Le dossier s'est intéressé aussi aux "formules variées" pratiquées "d’un pays européen à l’autre" : « A-Level » au Royaume-Uni, « Abitur » en Allemagne, « Bachillerato » en Espagne, « Reifeprüfung » en Autriche…
 
Le constat est que "les formes d’évaluation varient considérablement en Europe".

Contrôle continu ou examen final, épreuves écrites ou orales, sésame ou non pour l’enseignement supérieur…

Les formules du « baccalauréat » européen sont multiples. « Malgré l’harmonisation des systèmes universitaires, le bac reste original et spécifique aux différents pays », observe Éric Charbonnier, expert à la direction de l’éducation de l’OCDE.

- En France comme en Irlande, il s’agit d’un examen unique.

- Les « bacs » espagnol et suédois sont au contraire entièrement basés sur le contrôle continu.


Mais la plupart des pays européens ont choisi de mixer les formules.

- En Allemagne, au Danemark et en Norvège, le « bac » tient ainsi compte des notes obtenues à des épreuves finales dans quelques matières, mais aussi de celles acquises dans toutes les matières au cours des deux dernières années de lycée.

- En Italie, l’examen d’État final est noté sur 100 points, dont 20 sont attribués au contrôle continu réalisé au cours des trois années de lycée. Les activités extrascolaires (sportives, culturelles ou humanitaires) des jeunes Italiens peuvent aussi entrer en ligne de compte.

- Avec dix épreuves en moyenne prévues pour l’examen final, la France est championne d’Europe.

- En Angleterre, les élèves n’en passent que trois, tandis que leurs camarades allemands en passent quatre ou cinq, selon les Länder.

- Elles peuvent être exclusivement écrites, comme en Grèce par exemple.

- Mais la plupart des pays européens prévoient des oraux.

- L’examen italien repose ainsi sur trois écrits (45 % de la note) et un entretien (35 % de la note) au cours duquel le candidat défend une « thèse » de son choix.

Souvent, le certificat de fin d’études secondaires ne permet pas à lui seul d’accéder à l’enseignement supérieur.
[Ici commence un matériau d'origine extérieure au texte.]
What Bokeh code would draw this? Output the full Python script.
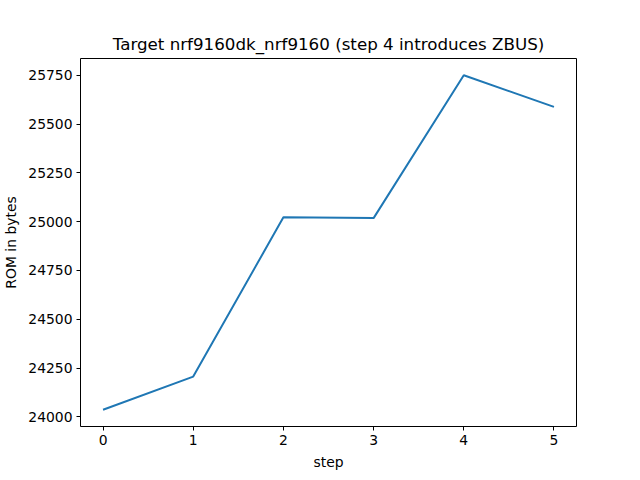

La sélection est de rigueur à l’entrée des universités, que ce soit sur la base d’épreuves spécifiques comme en Finlande, ou selon les notes obtenues dans le secondaire. Les universités anglaises s’appuyent ainsi sur les résultats des trois matières passées au moins au A-Level pour recruter leurs étudiants.

« Dans ces pays, le bac ne correspond qu’à la fin du lycée. En France au contraire, il est considéré comme le premier diplôme de l’enseignement supérieur », note Éric Charbonnier. Ce rituel de passage n’est pourtant qu’une étape, mais d’importance : selon une étude de l’OCDE datée de 2010, le taux de chômage des 20-24 ans qui n’ont pas obtenu le bac atteint 21,5 % en France, contre 11,1 % en Allemagne.